The rolling hills that now provide fresh vegetables for the restaurant’s guests are centered on a compound that was once a communist-era prison.
Today, instead of incarcerating people, the various rooms of the compound now host tour groups, showcasing once-lost Albanian traditions in cheese-making, viticulture and even pine cone syrup — an ingredient, commonly used in cheese spreads, that tastes like air from deep in a pine forest.
“The idea here is to reconnect with our roots,” says Altin Prenga, an agricultural engineer who, alongside his brother, is head chef at Mrizi i Zanave. “We became disconnected because of communism. We worked the countryside, but we were state workers, not farmers. We lost all our traditions and instead used communist techniques. Food became white and square. Bread, white and square. Cheese, white and square. It’s food without identity.”
On a hill above the restaurant, which acts as an outlook point for surrounding farmlands, Prenga points at the property’s main guesthouses. These showcase an unusual architectural feature — a missing chunk of brick wall.
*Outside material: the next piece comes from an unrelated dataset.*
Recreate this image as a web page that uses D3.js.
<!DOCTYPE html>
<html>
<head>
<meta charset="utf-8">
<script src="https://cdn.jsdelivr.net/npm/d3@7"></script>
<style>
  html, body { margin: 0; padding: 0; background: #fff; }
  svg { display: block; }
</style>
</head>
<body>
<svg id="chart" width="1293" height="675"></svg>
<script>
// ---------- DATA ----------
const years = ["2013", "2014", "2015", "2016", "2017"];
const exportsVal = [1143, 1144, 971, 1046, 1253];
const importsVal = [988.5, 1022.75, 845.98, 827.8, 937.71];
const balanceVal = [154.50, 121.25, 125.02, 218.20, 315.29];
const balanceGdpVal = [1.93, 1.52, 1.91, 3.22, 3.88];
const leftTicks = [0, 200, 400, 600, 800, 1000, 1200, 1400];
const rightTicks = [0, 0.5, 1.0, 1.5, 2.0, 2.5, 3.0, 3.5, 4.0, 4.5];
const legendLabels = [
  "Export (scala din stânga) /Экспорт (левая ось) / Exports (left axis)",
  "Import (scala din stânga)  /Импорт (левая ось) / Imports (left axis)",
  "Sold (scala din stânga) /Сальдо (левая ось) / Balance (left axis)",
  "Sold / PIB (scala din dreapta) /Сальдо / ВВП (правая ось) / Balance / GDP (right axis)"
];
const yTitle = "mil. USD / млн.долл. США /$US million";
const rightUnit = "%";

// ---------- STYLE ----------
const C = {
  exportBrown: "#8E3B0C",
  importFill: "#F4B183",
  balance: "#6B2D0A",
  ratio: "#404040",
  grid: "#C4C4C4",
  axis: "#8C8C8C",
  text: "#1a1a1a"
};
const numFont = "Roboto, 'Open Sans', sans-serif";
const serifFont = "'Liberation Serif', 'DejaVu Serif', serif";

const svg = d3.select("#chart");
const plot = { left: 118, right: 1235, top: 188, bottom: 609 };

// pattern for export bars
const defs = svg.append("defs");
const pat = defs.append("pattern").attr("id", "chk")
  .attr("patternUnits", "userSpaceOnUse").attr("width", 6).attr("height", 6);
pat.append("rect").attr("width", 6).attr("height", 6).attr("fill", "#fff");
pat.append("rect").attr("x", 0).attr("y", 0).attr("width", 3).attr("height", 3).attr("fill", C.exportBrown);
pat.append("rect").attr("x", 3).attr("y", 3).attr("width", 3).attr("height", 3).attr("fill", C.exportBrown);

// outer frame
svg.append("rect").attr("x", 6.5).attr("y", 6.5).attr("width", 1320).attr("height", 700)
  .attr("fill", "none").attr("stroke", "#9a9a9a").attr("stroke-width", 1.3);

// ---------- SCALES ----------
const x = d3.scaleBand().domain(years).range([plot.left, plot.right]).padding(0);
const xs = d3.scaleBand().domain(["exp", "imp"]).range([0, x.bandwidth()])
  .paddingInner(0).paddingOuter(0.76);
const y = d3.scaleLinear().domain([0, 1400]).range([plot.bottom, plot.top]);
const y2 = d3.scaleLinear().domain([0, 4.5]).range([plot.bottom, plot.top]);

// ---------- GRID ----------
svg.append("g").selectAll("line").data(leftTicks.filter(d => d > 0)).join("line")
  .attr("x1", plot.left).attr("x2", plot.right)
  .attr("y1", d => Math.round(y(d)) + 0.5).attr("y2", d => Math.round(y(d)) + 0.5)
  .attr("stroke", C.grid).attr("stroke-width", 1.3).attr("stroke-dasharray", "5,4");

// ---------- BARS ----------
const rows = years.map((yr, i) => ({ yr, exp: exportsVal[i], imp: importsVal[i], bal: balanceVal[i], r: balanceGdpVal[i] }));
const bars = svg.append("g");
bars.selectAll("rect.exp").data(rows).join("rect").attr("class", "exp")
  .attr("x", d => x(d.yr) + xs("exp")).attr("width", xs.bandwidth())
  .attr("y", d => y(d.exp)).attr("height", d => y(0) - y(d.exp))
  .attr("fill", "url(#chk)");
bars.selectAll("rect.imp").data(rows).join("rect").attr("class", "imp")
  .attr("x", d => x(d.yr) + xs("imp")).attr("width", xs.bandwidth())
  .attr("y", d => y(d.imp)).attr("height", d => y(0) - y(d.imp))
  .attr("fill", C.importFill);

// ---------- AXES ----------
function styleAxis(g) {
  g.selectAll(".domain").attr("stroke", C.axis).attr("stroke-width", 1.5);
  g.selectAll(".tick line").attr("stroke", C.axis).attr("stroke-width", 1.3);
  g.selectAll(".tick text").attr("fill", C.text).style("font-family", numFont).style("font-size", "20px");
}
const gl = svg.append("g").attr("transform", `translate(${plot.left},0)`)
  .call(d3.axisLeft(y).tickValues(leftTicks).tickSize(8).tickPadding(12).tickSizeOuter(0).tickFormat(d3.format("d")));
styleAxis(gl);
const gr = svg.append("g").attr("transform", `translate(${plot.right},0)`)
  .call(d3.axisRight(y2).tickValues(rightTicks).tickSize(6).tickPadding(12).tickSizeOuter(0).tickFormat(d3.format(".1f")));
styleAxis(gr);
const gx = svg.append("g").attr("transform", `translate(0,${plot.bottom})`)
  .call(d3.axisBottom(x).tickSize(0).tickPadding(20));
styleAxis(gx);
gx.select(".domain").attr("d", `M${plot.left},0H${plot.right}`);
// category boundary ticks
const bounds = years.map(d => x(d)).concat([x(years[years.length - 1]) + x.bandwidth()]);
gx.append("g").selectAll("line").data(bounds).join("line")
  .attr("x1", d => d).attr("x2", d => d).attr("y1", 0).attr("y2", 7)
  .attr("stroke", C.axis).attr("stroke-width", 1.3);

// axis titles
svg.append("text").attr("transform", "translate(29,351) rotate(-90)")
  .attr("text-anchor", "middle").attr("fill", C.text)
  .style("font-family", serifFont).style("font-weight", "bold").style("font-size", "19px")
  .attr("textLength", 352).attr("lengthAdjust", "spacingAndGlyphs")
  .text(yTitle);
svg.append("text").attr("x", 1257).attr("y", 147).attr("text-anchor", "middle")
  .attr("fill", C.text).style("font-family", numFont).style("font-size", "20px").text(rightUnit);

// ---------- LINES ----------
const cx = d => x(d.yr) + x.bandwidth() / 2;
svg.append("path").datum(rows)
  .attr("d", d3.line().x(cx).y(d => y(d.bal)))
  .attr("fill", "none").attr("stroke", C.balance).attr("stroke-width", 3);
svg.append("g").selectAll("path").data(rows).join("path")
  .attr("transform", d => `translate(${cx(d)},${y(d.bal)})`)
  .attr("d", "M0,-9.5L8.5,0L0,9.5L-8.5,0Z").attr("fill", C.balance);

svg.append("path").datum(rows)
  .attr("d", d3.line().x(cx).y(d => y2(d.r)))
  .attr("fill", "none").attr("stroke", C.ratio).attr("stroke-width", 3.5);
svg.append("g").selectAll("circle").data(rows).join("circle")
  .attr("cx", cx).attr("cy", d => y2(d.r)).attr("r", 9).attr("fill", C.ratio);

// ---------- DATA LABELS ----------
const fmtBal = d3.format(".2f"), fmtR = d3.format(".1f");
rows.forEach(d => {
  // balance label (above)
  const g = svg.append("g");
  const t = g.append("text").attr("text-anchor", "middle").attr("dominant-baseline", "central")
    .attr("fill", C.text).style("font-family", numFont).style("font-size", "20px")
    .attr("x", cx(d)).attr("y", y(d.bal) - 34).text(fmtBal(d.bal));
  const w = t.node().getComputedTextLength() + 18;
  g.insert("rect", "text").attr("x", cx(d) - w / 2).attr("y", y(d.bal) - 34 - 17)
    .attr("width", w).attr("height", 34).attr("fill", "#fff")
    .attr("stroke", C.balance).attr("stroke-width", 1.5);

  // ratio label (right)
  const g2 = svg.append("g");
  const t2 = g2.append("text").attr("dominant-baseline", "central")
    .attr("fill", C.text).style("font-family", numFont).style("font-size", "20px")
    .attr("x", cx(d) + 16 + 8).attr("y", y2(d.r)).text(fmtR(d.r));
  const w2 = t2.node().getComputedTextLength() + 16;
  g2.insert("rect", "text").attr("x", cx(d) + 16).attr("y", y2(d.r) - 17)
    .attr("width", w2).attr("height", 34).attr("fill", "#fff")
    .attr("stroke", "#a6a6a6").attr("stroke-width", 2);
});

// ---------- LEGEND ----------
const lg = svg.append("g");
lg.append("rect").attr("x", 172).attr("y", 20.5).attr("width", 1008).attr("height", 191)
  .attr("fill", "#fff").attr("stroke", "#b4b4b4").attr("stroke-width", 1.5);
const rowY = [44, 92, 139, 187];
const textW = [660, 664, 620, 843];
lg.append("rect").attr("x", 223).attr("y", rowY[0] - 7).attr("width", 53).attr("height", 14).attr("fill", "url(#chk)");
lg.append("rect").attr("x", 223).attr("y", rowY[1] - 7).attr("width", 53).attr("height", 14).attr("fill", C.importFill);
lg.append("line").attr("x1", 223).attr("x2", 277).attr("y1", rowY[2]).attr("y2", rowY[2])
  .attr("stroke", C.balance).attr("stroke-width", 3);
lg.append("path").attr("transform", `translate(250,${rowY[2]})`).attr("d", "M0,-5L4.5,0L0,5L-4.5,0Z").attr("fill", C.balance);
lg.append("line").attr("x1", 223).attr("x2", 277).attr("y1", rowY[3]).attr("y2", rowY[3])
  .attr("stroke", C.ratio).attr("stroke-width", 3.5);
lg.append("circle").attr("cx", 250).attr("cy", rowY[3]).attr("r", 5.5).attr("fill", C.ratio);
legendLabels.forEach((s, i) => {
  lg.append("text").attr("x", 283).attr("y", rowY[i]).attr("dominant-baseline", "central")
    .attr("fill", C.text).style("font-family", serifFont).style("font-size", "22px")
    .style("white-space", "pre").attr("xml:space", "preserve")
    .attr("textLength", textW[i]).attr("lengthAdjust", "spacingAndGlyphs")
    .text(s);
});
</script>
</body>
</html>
Prenga proudly says these gaps represent the missing piece of Albanian traditions that is his life mission to revive.
“We opened this restaurant with the dream to rebuild these roads (to our traditions),” says Prenga proudly pointing to the fact he employs local grandmothers and Roma people, a minority that has long been marginalized in Albania.
“Step by step, we have rediscovered what we lost from communism.”